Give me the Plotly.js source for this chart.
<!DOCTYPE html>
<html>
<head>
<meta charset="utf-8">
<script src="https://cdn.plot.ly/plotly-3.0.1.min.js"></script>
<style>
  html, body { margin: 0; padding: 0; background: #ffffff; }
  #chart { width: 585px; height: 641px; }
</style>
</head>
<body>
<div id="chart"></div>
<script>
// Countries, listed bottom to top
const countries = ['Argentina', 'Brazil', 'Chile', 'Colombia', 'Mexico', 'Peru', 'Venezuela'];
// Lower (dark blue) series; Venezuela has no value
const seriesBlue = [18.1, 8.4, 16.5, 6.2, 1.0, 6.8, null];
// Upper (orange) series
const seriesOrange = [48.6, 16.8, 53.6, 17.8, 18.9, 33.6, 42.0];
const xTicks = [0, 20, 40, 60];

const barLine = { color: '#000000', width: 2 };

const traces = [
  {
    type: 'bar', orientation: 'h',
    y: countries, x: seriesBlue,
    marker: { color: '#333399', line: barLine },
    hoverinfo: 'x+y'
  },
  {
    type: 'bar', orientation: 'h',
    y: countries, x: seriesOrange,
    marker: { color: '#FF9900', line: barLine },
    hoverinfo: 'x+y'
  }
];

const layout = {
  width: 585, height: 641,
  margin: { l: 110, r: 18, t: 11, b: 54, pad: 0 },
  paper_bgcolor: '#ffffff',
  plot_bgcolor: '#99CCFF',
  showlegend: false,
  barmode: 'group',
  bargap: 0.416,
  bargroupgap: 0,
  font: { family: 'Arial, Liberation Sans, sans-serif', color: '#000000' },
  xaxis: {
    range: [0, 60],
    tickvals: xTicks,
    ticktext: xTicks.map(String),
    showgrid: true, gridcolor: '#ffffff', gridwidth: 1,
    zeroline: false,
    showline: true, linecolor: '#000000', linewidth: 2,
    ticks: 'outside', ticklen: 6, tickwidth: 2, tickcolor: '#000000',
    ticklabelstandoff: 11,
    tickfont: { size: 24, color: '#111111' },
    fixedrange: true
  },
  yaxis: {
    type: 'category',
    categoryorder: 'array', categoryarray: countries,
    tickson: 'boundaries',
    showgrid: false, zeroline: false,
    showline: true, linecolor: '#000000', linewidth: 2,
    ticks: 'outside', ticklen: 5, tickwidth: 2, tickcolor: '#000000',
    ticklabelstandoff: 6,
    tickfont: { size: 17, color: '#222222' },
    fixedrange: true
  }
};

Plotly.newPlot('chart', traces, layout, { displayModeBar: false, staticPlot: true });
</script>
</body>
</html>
◆ ◆ ◆ ◆
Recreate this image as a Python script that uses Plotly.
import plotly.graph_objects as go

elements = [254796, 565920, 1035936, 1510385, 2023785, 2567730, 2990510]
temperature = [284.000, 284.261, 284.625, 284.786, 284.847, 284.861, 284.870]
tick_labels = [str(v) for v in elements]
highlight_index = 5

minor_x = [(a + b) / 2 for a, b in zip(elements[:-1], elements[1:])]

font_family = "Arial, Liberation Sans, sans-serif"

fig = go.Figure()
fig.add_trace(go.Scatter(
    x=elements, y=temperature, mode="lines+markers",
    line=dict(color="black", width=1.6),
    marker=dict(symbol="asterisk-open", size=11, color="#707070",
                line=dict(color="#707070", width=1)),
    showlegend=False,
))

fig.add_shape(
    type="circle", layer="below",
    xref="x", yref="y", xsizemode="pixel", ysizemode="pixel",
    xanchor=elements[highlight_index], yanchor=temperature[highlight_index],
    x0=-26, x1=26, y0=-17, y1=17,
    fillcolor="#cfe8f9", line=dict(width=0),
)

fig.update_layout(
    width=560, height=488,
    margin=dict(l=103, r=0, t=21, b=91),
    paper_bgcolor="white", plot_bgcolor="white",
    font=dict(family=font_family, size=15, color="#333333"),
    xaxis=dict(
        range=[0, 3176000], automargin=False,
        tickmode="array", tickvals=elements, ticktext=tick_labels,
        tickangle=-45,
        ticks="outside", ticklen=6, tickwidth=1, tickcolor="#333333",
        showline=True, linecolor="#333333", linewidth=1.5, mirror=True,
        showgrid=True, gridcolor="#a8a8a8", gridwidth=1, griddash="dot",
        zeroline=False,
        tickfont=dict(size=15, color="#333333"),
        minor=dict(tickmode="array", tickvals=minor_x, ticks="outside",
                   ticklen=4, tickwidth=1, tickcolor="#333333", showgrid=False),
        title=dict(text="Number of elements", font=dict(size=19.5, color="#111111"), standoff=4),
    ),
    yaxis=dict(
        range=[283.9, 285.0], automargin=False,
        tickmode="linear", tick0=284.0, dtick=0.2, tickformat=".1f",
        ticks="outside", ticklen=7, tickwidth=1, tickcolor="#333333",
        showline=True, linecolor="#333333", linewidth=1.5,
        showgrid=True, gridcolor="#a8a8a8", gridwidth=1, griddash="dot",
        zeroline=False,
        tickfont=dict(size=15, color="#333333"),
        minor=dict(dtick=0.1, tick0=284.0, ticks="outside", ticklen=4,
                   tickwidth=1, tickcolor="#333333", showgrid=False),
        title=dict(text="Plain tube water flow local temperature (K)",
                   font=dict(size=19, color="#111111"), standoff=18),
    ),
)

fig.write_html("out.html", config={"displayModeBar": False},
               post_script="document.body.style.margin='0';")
◆ ◆ ◆ ◆
● **Exercise objective**
Give the count of lines containing "chart", with no added text.

● **Task response**
4